Right about now, Republicans in Congress may be wishing that they had let President Barack Obama appoint Elizabeth Warren as the first head of the Consumer Financial Protection Bureau, the organization that is her brainchild. They won the battle – preventing her appointment to that job – but seem to have lost the war, as Warren won a Senate seat last month. Now, Senate Majority Leader Harry Reid (D-NV) is said to be intent on adding her to the roster of Democrats on the Senate’s powerful Banking Committee.
Editor's Note: This article by Suzanne McGee originally appeared on The Fiscal Times.
Warren joins the Senate just as Barney Frank – another Massachusetts Democrat, one of the most influential members of the House Financial Services Committee and co-author of the much-hated Dodd-Frank bank reform legislation – leaves. But for Republicans and bankers, replacing Frank with Warren might be more than just replacing one ideological adversary with another.

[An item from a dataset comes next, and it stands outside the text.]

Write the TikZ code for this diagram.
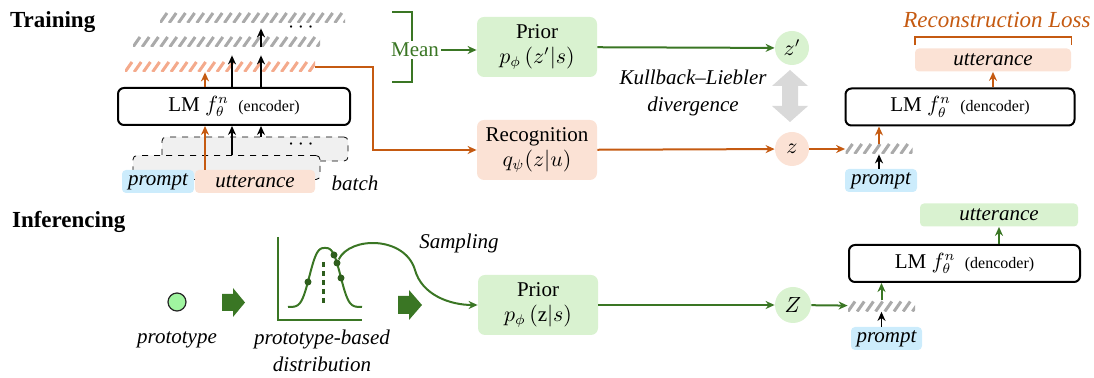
\documentclass[tikz,border=0pt]{standalone}
\usepackage{fontspec}
\setmainfont{Liberation Serif}
\usetikzlibrary{arrows.meta}

\definecolor{darkgreen}{RGB}{58,118,36}
\definecolor{lgreen}{RGB}{217,242,208}
\definecolor{lorange}{RGB}{251,226,213}
\definecolor{burnt}{RGB}{197,90,17}
\definecolor{lblue}{RGB}{204,236,252}
\definecolor{hgray}{RGB}{170,170,170}
\definecolor{horange}{RGB}{244,170,140}
\definecolor{protogreen}{RGB}{160,245,160}

\begin{document}
\begin{tikzpicture}[x=0.5pt,y=-0.5pt,
  every node/.style={font=\fontsize{10.5}{12.5}\selectfont},
  title/.style={anchor=west, font=\fontsize{11.5}{13}\selectfont\bfseries},
  itext/.style={font=\fontsize{10.5}{13.5}\selectfont\itshape, align=center},
  lm/.style={draw, line width=1pt, rounded corners=3pt, minimum width=116pt,
    minimum height=18.5pt, inner sep=0pt},
  blk/.style={rounded corners=3.5pt, align=center, minimum width=60pt,
    minimum height=30pt, inner sep=0pt},
  tag/.style={rounded corners=2pt, inner sep=0pt, minimum height=11.5pt,
    font=\fontsize{10.5}{12.5}\selectfont\itshape},
  lat/.style={circle, inner sep=0pt, minimum size=17pt},
  batch/.style={draw, dashed, fill=gray!12, rounded corners=2pt,
    minimum height=12pt, inner sep=0pt},
  dot/.style={circle, fill=darkgreen!80!black, inner sep=0pt, minimum size=3.5pt},
  hatch/.style={inner sep=0pt, minimum height=5pt, path picture={
    \foreach \k in {-2,...,26}
      \draw[#1, line width=1.5pt]
        ([xshift=\k*4.6pt]path picture bounding box.south west) -- ++(3.5pt,5pt);}},
  gline/.style={draw=darkgreen, line width=1pt, -{Stealth[length=4.5pt,width=4pt]}},
  oline/.style={draw=burnt, line width=1pt, -{Stealth[length=4.5pt,width=4pt]}},
  kline/.style={draw=black, line width=0.9pt, -{Stealth[length=4.5pt,width=4pt]}}]
\useasboundingbox (0,0) rectangle (1094,378);

\node[title] (train) at (3,22) {Training};
\node[hatch=hgray, minimum width=92.5pt] (tbar) at (252.5,18) {};
\node[hatch=hgray, minimum width=93.5pt] (mbar) at (226.5,42) {};
\node[hatch=horange, minimum width=95pt] (obar) at (220,67) {};
\node (tdots) at (301,28) {$\cdots$};
\node[lm] (enc) at (234,106.5) {LM $f_\theta^n$\;\,{\fontsize{8}{9}\selectfont (encoder)}};
\node[batch, minimum width=93pt] (bback) at (255,149) {};
\node (bdots) at (301,145) {$\cdots$};
\node[batch, minimum width=93.5pt] (bfront) at (226.5,167.5) {};
\node[tag, fill=lblue, minimum width=36pt] (prm) at (158,181.5) {prompt};
\node[tag, fill=lorange, minimum width=60pt] (utt) at (255,181.5) {utterance};
\node[itext] (batch) at (355,183) {batch};
\draw[oline] ([xshift=-25pt]utt.north) -- ([xshift=-25pt]utt.north |- enc.south);
\draw[kline] ([xshift=2.75pt]bfront.north) -- ([xshift=2.75pt]bfront.north |- enc.south);
\draw[kline] ([xshift=3pt]bback.north) -- ([xshift=3pt]bback.north |- enc.south);
\draw[oline] ([xshift=-14.5pt]enc.north) -- ([xshift=-14.5pt]enc.north |- obar.south);
\draw[kline, shorten >=4pt] ([xshift=-1pt]enc.north) -- ([xshift=-1pt]enc.north |- mbar.south);
\draw[kline, shorten >=4pt] ([xshift=13.5pt]enc.north) -- ([xshift=13.5pt]enc.north |- mbar.south);
\draw[kline, shorten >=2.5pt] ([xshift=13.5pt]enc.north |- mbar.south) -- ([xshift=13.5pt]enc.north |- tbar.south);

\draw[darkgreen, line width=0.9pt] (392,12) -- (412,12) -- (412,82) -- (392,82);
\node[fill=white, text=darkgreen, inner sep=1pt] (mean) at (415,50) {Mean};
\node[blk, fill=lgreen] (prior) at (537,47) {Prior\\$p_\phi\,(z'|s)$};
\node[blk, fill=lorange] (recog) at (537,150) {Recognition\\$q_\psi(z|u)$};
\node[lat, fill=lgreen] (zp) at (792,48) {$z'$};
\node[lat, fill=lorange] (zc) at (792,149) {$z$};
\fill[gray!30] (790,70) -- (808,86) -- (798,86) -- (798,106) -- (808,106) -- (790,122)
  -- (772,106) -- (782,106) -- (782,86) -- (772,86) -- cycle;
\node[itext] (kl) at (693,93) {Kullback--Liebler\\divergence};
\coordinate (bend) at (373,67);
\draw[gline] (mean.east) -- (mean.east -| prior.west);
\draw[gline] (prior) -- (zp);
\draw[oline] (obar.east) -- (bend) |- (recog.west);
\draw[oline] (recog) -- (zc);

\node[hatch=hgray, minimum width=33.5pt] (dbar) at (879,149) {};
\node[tag, fill=lblue, minimum width=36pt] (dprm) at (881,180.5) {prompt};
\node[lm, minimum width=114.5pt] (dec) at (960,107) {LM $f_\theta^n$\;\,{\fontsize{8}{9}\selectfont (dencoder)}};
\node[tag, fill=lorange, minimum width=78pt] (dutt) at (993,60) {utterance};
\node[itext, text=burnt, font=\fontsize{11.5}{13}\selectfont\itshape] (recon) at (997,20) {Reconstruction Loss};
\draw[burnt, line width=0.9pt] ([yshift=1.5pt]dutt.north west) -- ++(0,-8) -| ([yshift=1.5pt]dutt.north east);
\draw[oline] (zc) -- (dbar);
\draw[oline] (dbar.north) -- (dbar.north |- dec.south);
\draw[kline] (dbar.south |- dprm.north) -- (dbar.south);
\draw[oline] (dutt.south |- dec.north) -- (dutt.south);

\node[title] (infer) at (5,222) {Inferencing};
\node[circle, draw=black!85, fill=protogreen, minimum size=9pt, inner sep=0pt,
  line width=0.6pt] (proto) at (177,302) {};
\node[itext] (protolab) at (177,340) {prototype};
\fill[darkgreen] (222,294) -- (233,294) -- (233,288) -- (245,302.5) -- (233,317)
  -- (233,311) -- (222,311) -- cycle;
\draw[darkgreen, line width=1pt] (278,237) -- (278,320) -- (362,320);
\draw[darkgreen!80!black, line width=1.5pt, dash pattern=on 2.5pt off 2pt] (323,262) -- (323,304);
\draw[darkgreen, line width=1pt] plot[domain=288:362, samples=80]
  (\x, {307-59*exp(-(abs(\x-325)/18)*(abs(\x-325)/18)*(abs(\x-325)/18))});
\foreach \n/\px/\py in {d1/308/282, d2/334/255, d3/337/263, d4/341/278}
  \node[dot] (\n) at (\px,\py) {};
\node[itext] (distlab) at (322,351) {prototype-based\\distribution};
\node[itext] (samp) at (459,243) {Sampling};
\fill[darkgreen] (398,296) -- (409,296) -- (409,290) -- (422,305) -- (409,320)
  -- (409,314) -- (398,314) -- cycle;
\node[blk, fill=lgreen] (iprior) at (538,305) {Prior\\$p_\phi\,(\mathrm{z}|s)$};
\draw[gline] (d3) .. controls (350,236) and (405,236) .. (415,270)
  .. controls (422,295) and (450,305) .. (iprior.west);
\node[lat, fill=lgreen, minimum size=18pt] (zi) at (793,305) {$Z$};
\node[hatch=hgray, minimum width=33.5pt, minimum height=5.5pt] (ibar) at (881.5,306) {};
\node[tag, fill=lblue, minimum width=35.5pt] (iprm) at (886.5,338.5) {prompt};
\node[lm, minimum width=115.5pt] (idec) at (964.5,263.5) {LM $f_\theta^n$\;\,{\fontsize{8}{9}\selectfont (dencoder)}};
\node[tag, fill=lgreen, minimum width=79pt] (iutt) at (999,215) {utterance};
\draw[gline] (iprior) -- (zi);
\draw[gline] (zi) -- (ibar);
\draw[gline] (ibar.north) -- (ibar.north |- idec.south);
\draw[kline] (ibar.south |- iprm.north) -- (ibar.south);
\draw[gline] (iutt.south |- idec.north) -- (iutt.south);
\end{tikzpicture}
\end{document}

Warren is a pragmatist and a lawyer, more reserved than Frank and more cautious (albeit less witty) in her public pronouncements. Odds are that centrist Republicans will find her collegial. That’s one threat to those who remain vehemently opposed to further implementation of the Dodd-Frank reforms or any other banking regulation.
As a member of the Senate committee, Warren would have a hand in crafting new rules or closing perceived gaps in existing ones. She could simply use her stature to push for more sweeping reforms (breaking up the big banks, say) or to fight back against those who want to block future changes, such as, say, taxing carried interest at the same levels as regular income. (Currently, it is taxed at a much lower level, a fact that has helped make multi-millionaires and billionaires of many buyout fund managers.)

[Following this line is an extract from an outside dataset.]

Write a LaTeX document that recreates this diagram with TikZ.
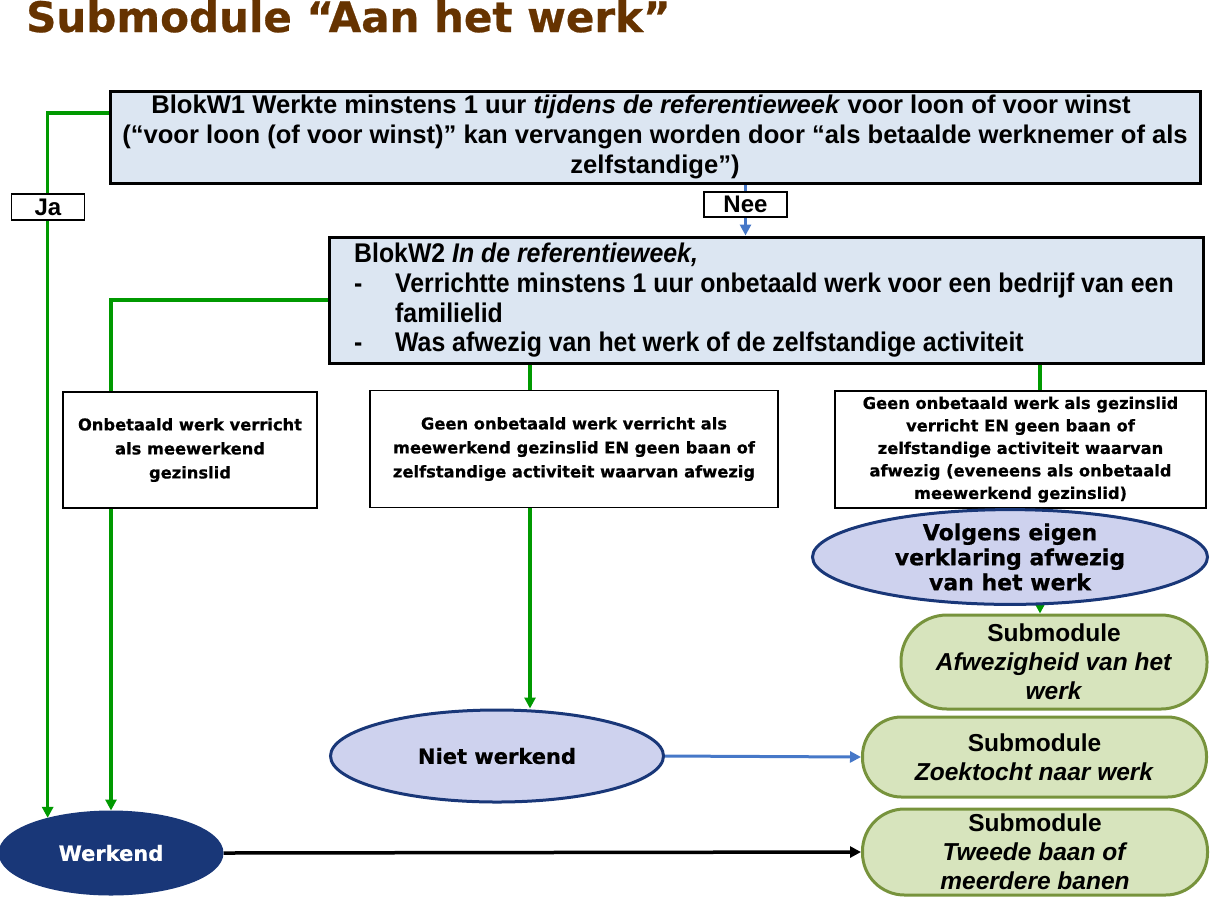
\documentclass[tikz,border=0pt]{standalone}
\usepackage{fontspec}
\usetikzlibrary{arrows.meta,shapes.geometric,backgrounds}
\newfontfamily\arialf{Liberation Sans}
\newfontfamily\narrowf[FakeStretch=0.92]{Liberation Sans}
\newfontfamily\verdf[FakeBold=0.6]{DejaVu Sans}
\definecolor{titlebrown}{RGB}{102,51,0}
\definecolor{boxblue}{RGB}{220,230,242}
\definecolor{gline}{RGB}{0,153,0}
\definecolor{bline}{RGB}{70,120,200}
\definecolor{ellfill}{RGB}{206,210,238}
\definecolor{navy}{RGB}{25,55,120}
\definecolor{subfill}{RGB}{215,228,189}
\definecolor{subdraw}{RGB}{119,147,60}
\tikzset{
  blok/.style={draw=black,line width=3pt,fill=boxblue,inner sep=0pt},
  optbox/.style={draw=black,line width=1.2pt,fill=white,inner sep=0pt,align=center,
    font=\verdf\bfseries\fontsize{16.3}{24}\selectfont},
  tag/.style={draw=black,line width=1.2pt,fill=white,inner sep=0pt,
    font=\arialf\bfseries\fontsize{24}{28}\selectfont},
  ell/.style={ellipse,draw=navy,line width=3pt,fill=ellfill,inner sep=0pt,align=center,
    font=\verdf\bfseries\fontsize{21}{25}\selectfont},
  sub/.style={draw=subdraw,line width=3pt,fill=subfill,inner sep=0pt,align=center,
    font=\arialf\bfseries\fontsize{24.5}{29}\selectfont},
  gconn/.style={draw=gline,line width=3.5pt},
  garrow/.style={gconn,-{Triangle[length=11pt,width=11pt]}},
  barrow/.style={draw=bline,line width=3pt,-{Triangle[length=11pt,width=11pt]}},
  karrow/.style={draw=black,line width=3.5pt,-{Triangle[length=11pt,width=11pt]}},
}
\begin{document}
\begin{tikzpicture}[x=1pt,y=-1pt]
\useasboundingbox (0,0) rectangle (1217,898);
% title
\node[anchor=base west,inner sep=0pt,text=titlebrown,font=\verdf\bfseries\fontsize{42}{46}\selectfont] (title) at (26,32) {Submodule “Aan het werk”};
% main question boxes
\node[blok,minimum width=1090pt,minimum height=92pt,align=center,
  font=\arialf\bfseries\fontsize{25.6}{30}\selectfont] (W1) at (655,137)
  {BlokW1 Werkte minstens 1 uur \textit{tijdens de referentieweek} voor loon of voor winst\hspace*{28pt}\\
   (“voor loon (of voor winst)” kan vervangen worden door “als betaalde werknemer of als\\
   zelfstandige”)};
\node[blok,minimum width=874pt,minimum height=126pt] (W2) at (766,300) {};
\node[anchor=north west,inner sep=0pt,align=left,
  font=\narrowf\bfseries\fontsize{27}{29.7}\selectfont] (W2text) at (354,243)
  {BlokW2 \textit{In de referentieweek,}\\
   \makebox[41pt][l]{-}Verrichtte minstens 1 uur onbetaald werk voor een bedrijf van een\\
   \hspace*{41pt}familielid\\
   \makebox[41pt][l]{-}Was afwezig van het werk of de zelfstandige activiteit};
% labels
\node[tag,minimum width=73pt,minimum height=26pt] (ja) at (48,207) {Ja};
\node[tag,minimum width=83pt,minimum height=25pt] (nee) at (745.5,204.5) {Nee};
% option boxes
\node[optbox,minimum width=254pt,minimum height=116pt] (B1) at (190,450)
  {Onbetaald werk verricht\\als meewerkend\\gezinslid};
\node[optbox,minimum width=408pt,minimum height=117pt] (B2) at (574,449)
  {Geen onbetaald werk verricht als\\meewerkend gezinslid EN geen baan of\\zelfstandige activiteit waarvan afwezig};
\node[optbox,minimum width=371pt,minimum height=117pt,
  font=\verdf\bfseries\fontsize{16.3}{22.5}\selectfont] (B3) at (1020.5,449.5)
  {Geen onbetaald werk als gezinslid\\verricht EN geen baan of\\zelfstandige activiteit waarvan\\afwezig (eveneens als onbetaald\\meewerkend gezinslid)};
% ellipses
\node[ell,minimum width=395pt,minimum height=88pt,font=\verdf\bfseries\fontsize{22}{25}\selectfont] (volg) at (1010,557)
  {Volgens eigen\\verklaring afwezig\\van het werk};
\node[ell,minimum width=333pt,minimum height=92pt] (niet) at (497,756) {Niet werkend};
\node[ell,draw=navy,fill=navy,text=white,minimum width=222pt,minimum height=82pt] (werk) at (111,853) {Werkend};
% submodules
\node[sub,minimum width=306pt,minimum height=94pt,rounded corners=46pt] (S1) at (1054,662)
  {Submodule\\\textit{Afwezigheid van het}\\\textit{werk}};
\node[sub,minimum width=344pt,minimum height=80pt,rounded corners=39pt] (S2) at (1034.5,757)
  {Submodule\\\textit{Zoektocht naar werk}};
\node[sub,minimum width=345pt,minimum height=86pt,rounded corners=42pt] (S3) at (1035,852)
  {Submodule\\\textit{Tweede baan of}\\\textit{meerdere banen}};
% helper coordinates
\coordinate (xB2) at ([xshift=-44pt]B2.north);
\coordinate (xB3) at ([xshift=19.5pt]B3.north);
% connectors
\begin{scope}[on background layer]
\draw[garrow] ([yshift=24pt]W1.west) -| (werk.151.6);
\draw[garrow] (W2.west) -| (werk.north);
\draw[barrow] (W1.south -| nee.center) -- (W2.north -| nee.center);
\draw[gconn] (W2.south -| xB2) -- (xB2);
\draw[garrow] (B2.south -| xB2) -- (niet.north -| xB2);
\draw[gconn] (W2.south -| xB3) -- (xB3);
\draw[garrow] (B3.south -| xB3) -- (S1.north -| xB3);
\draw[barrow] (niet.east) -- (S2.west);
\draw[karrow] (werk.east) -- (S3.west);
\end{scope}
\end{tikzpicture}
\end{document}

She may be a neophyte in the halls of Congress – she hasn’t even been sworn in yet – but Warren commands respect for her critique of Wall Street. That has populist appeal across party lines among the electorate. Republican lawmakers may have sneered when she declared at the Democratic National Convention this year that “the system is rigged” and blasted Wall Street CEOs for continuing to “strut” around Washington “demanding favors, and acting like we should thank them.” But that message may resonate with grassroots GOP voters, even if they differ in their prescriptions to solve the problem.
It’s hardly surprising that Democrats would want Warren in a place where she can best deploy her extensive knowledge of Wall Street and of financial legislation, honed during the battle to create the Consumer Financial Protection Bureau. Nor is it surprising that Wall Street lobbyists are said to be battling against her joining the Banking Committee. She’s a far greater threat to their interests than Chuck Schumer, the New York Democrat who has earned the title of the Senator from Wall Street, reflecting the fact that Wall Street donations to Schumer consistently have dwarfed those to any other candidate on either side of the aisle. Still, Warren’s opponents may be wrong to view her as anti-bank. She isn’t talking publicly about what she may do specifically in her new role as Senator and in her possible future position as a member of the Banking Committee. Still, looking back to a conversation I had with her in the summer of 2009, there are some interesting indicators.
First of all, she was adamant that she wants a free market to work; that legislation should achieve that. One of the problems with the system leading up to the financial crisis was that “the market was broken,” she argued. The evidence of that, Warren says, could be seen in banks’ efforts to obscure the fact that mortgage and credit card contracts were set up to be hard for the average consumer to understand – and to maximize banks’ profits.
Multi-million dollar advertising campaigns by the big banks reinforced their dominance in the market and ensured that the playing field between big and small banks was anything but level. In that kind of environment, with banks focused on creating “tricks and traps buried in the fine print” for consumers, it’s hard for financial institutions to create genuinely innovative financial products that are useful for consumers and can generate profits for their creators. Smaller banks, community banks and credit unions are the victims of this system.
Odds are that the advocates of breaking up the biggest banks will find in Warren one of their most powerful supporters. But they shouldn’t expect her to initiate legislation aimed at forcing the likes of JPMorgan Chase (NYSE:JPM) and Citigroup (NYSE:C) to unwind themselves within the next year or two. Warren is smart enough to know how to operate in Washington and to realize that before pushing through any radical plans she’ll need to forge new alliances with those who today view her as a liberal who views any new regulation as a good thing.
Her ability to do that is likely to be a risk in the eyes of Wall Street, as is the fact that rather than focusing narrowly on specific agenda items – taxing carried interest, implementing the Volcker rule or Dodd-Frank provisions – she is likely to emphasize a broad mission: reminding the public and her new Senate colleagues that Wall Street’s goal is to serve Main Street, not profit while the broader public struggles. “We’re Americans,” Warren told the convention last summer. “We celebrate success. We just don’t want the game to be rigged.”